Rice Cookers and Fighting Eland (Two Different Subjects)

Such exciting happenings in the Weber household. Our rice cooker died, or was at least very sick. It would sometimes shock you when you touched it. Hmmm, not a good sign. Our outlets all have individual on/off switches so I could just turn off the power before touching it, but really it seemed like a sign to get a new rice cooker. We bought it in China for something like $10 to $12 US and it had a good run. During our move from China to Japan it got dented, but it kept on working. Now, after just over five years of faithful service, it was ready to get a new one. The replacement ended up costing $70. We have only used it once so far, but it seems to be of a better quality. Time will tell how it holds up. Now I just need to remember that it is 110 volts and not 220 so I don't plug it in directly and blow it up. (Left: old cooker, Right: new cooker)

Before swimming lessons, we stopped off at the petting zoo. We saw two elands (or is the plural eland just like the singular?) butting heads and pushing each other around. These guys are taller than I am and were being quite aggressive. I wanted to take video or at least get a picture, but my camera was in my purse and I didn't want to let go of Ryan's hand. The animals roam free and we weren't too far away. Ryan was trying to be a peacemaker and I feared that getting out my camera might just be the distraction that allowed him to enter the fight himself. I got a shot of one of the eland a bit later when we were further away. Doesn't he look calm and friendly in the picture?
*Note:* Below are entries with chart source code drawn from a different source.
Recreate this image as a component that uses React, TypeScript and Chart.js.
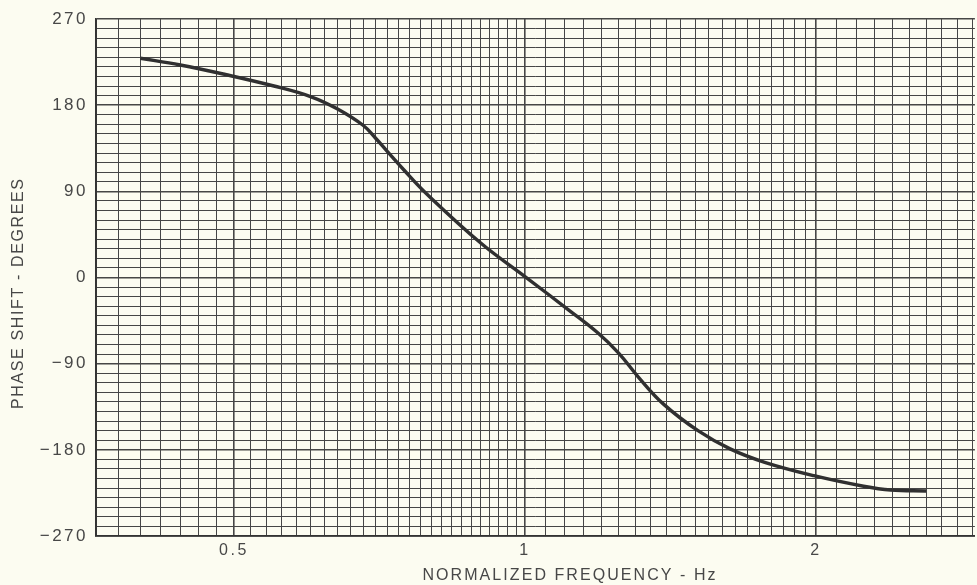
import React, { useEffect, useRef } from "react";
import { Chart, registerables } from "chart.js";

Chart.register(...registerables);

// ---- data ----
const frequencies = [0.40, 0.44, 0.49, 0.55, 0.60, 0.64, 0.68, 0.70, 0.72, 0.75, 0.79, 0.90, 1.00, 1.11, 1.19, 1.25, 1.31, 1.39, 1.51, 1.63, 1.77, 1.99, 2.24, 2.39, 2.60];
const phaseDegrees = [229, 222, 212, 200, 189, 176, 159, 146, 132, 112, 88, 36, 1, -34, -58, -79, -104, -132, -160, -179, -193, -207, -218, -222, -223];

const xLabelValues = [0.5, 1, 2];
const yLabelValues = [270, 180, 90, 0, -90, -180, -270];
const xTitle = "NORMALIZED FREQUENCY - Hz";
const yTitle = "PHASE SHIFT - DEGREES";

const xMin = 0.36;
const xMax = 2.92;
const yMin = -270;
const yMax = 270;

// grid rulings of the log paper
const xGridValues: number[] = [];
for (let v = 36; v < 100; v += 2) xGridValues.push(v / 100);
for (let v = 100; v < 200; v += 5) xGridValues.push(v / 100);
for (let v = 20; v <= 29; v += 1) xGridValues.push(v / 10);

const FONT = "'Liberation Sans', Arial, sans-serif";
const TEXT = "#474747";
const GRID = "#464646";
const PAPER = "#fcfcf1";

const isLabelX = (v: number) => xLabelValues.some((l) => Math.abs(l - v) < 1e-6);
const isLabelY = (v: number) => yLabelValues.some((l) => Math.abs(l - v) < 1e-6);

function drawSpaced(ctx: CanvasRenderingContext2D, text: string, cx: number, cy: number, width: number) {
  (ctx as any).letterSpacing = "0px";
  const w = ctx.measureText(text).width;
  const sp = Math.max(0, (width - w) / (text.length - 1));
  (ctx as any).letterSpacing = sp + "px";
  ctx.textAlign = "left";
  ctx.fillText(text, cx - width / 2, cy);
  (ctx as any).letterSpacing = "0px";
}

const paperPlugin = {
  id: "paper",
  beforeDraw(chart: any) {
    const ctx = chart.ctx as CanvasRenderingContext2D;
    ctx.save();
    ctx.fillStyle = PAPER;
    ctx.fillRect(0, 0, chart.width, chart.height);
    ctx.restore();
    (ctx as any).letterSpacing = "2.5px";
  },
  afterDraw(chart: any) {
    const ctx = chart.ctx as CanvasRenderingContext2D;
    (ctx as any).letterSpacing = "0px";
    ctx.save();
    ctx.fillStyle = TEXT;
    ctx.font = `16px ${FONT}`;
    ctx.textBaseline = "middle";
    drawSpaced(ctx, xTitle, 569, 576, 293);
    ctx.translate(19, 294);
    ctx.rotate(-Math.PI / 2);
    drawSpaced(ctx, yTitle, 0, 0, 230);
    ctx.restore();
  },
};

export default function App() {
  const canvasRef = useRef<HTMLCanvasElement | null>(null);

  useEffect(() => {
    const canvas = canvasRef.current;
    if (!canvas) return;
    const chart = new Chart(canvas, {
      type: "line",
      data: {
        datasets: [
          {
            data: frequencies.map((f, i) => ({ x: f, y: phaseDegrees[i] })),
            borderColor: "#303030",
            borderWidth: 3.4,
            pointRadius: 0,
            tension: 0.4,
            fill: false,
          },
        ],
      },
      options: {
        responsive: false,
        animation: false,
        layout: { padding: { top: 19, right: 0, left: 0, bottom: 0 } },
        plugins: {
          legend: { display: false },
          tooltip: { enabled: false },
          title: { display: false },
        },
        scales: {
          x: {
            type: "logarithmic",
            min: xMin,
            max: xMax,
            afterBuildTicks: (scale: any) => {
              scale.ticks = xGridValues.map((v) => ({ value: v }));
            },
            afterFit: (scale: any) => {
              scale.height = 49;
            },
            ticks: {
              autoSkip: false,
              maxRotation: 0,
              minRotation: 0,
              padding: 5,
              color: TEXT,
              font: { family: FONT, size: 16 },
              callback: (value: any) => {
                const v = Number(value);
                return isLabelX(v) ? String(v) : "";
              },
            },
            grid: {
              drawTicks: false,
              color: GRID,
              lineWidth: (c: any) => (c.tick && isLabelX(c.tick.value) ? 1.6 : 1),
            },
            border: { display: true, color: "#333333", width: 1.8 },
          },
          y: {
            type: "linear",
            min: yMin,
            max: yMax,
            afterFit: (scale: any) => {
              scale.width = 96;
            },
            ticks: {
              stepSize: 10,
              autoSkip: false,
              padding: 8,
              color: TEXT,
              font: { family: FONT, size: 17 },
              callback: (value: any) => {
                const v = Number(value);
                if (!isLabelY(v)) return "";
                return v < 0 ? "\u2212" + Math.abs(v) : String(v);
              },
            },
            grid: {
              drawTicks: false,
              color: GRID,
              lineWidth: (c: any) => (c.tick && isLabelY(c.tick.value) ? 1.6 : 1),
            },
            border: { display: true, color: "#333333", width: 1.8 },
          },
        },
      },
      plugins: [paperPlugin],
    } as any);
    return () => chart.destroy();
  }, []);

  return (
    <div style={{ position: "absolute", left: 0, top: 0, width: 977, height: 585, background: PAPER }}>
      <canvas ref={canvasRef} width={977} height={585} style={{ display: "block" }} />
    </div>
  );
}
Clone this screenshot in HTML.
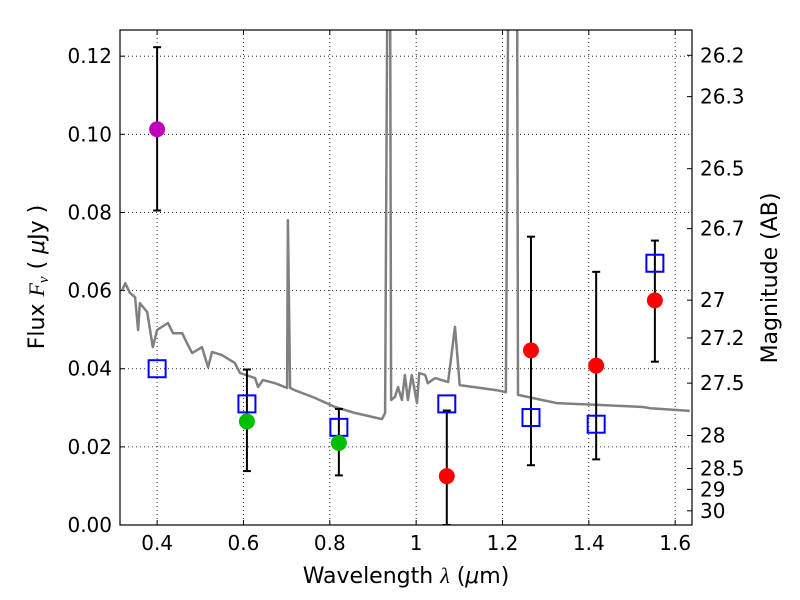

See how exciting our lives are?  Maybe you have had a rice cooker die lately, but how often do eland fight right in front of you?  Hopefully after our day trip on Saturday I will have something a bit more exciting to post. :)  Just wanted to put something up since I said I would post more often.

Wednesday, June 01, 2011

I Just Want to Plug In the Humidifiers!

It is winter now.  The long summer rainy season is over and humidity levels have dropped drastically.  Time to plug in the humidifiers in the bedrooms.  I put it off longer than I should have because I knew it would not be a simple task.  We have three humidifiers.  One came with the house and it has a skinny European style plug.  One that we brought with us is from the States (okay, probably made in China, but a US brand) and has a US plug and needs a transformer to convert the voltage.  The one we purchased here has a round European plug.  Now, to get them plugged in and operational...  Pictured are some of the many styles of adapters we have.  Here in Namibia they have the most ridiculous plugs, just like in South Africa and who knows where else.  The prongs are huge and make me think that these are training plugs, kind of like they make the fat crayons for toddlers.  I figure out a configuration that works, but wouldn't you know it, when one of the adapters is plugged in, it turns off the power to the outlet.  All of the outlets have on/off switches, and to push the adapter in far enough to make contact forces the outlet off.  It took probably about 40 minutes to get three humidifiers plugged in.  The outlets alone are a reason not to live here.  I hope that the next place we lives has something more sensible that can use a universal adapter.  I feel like I have enough adapters that I could open my own Radio Shack.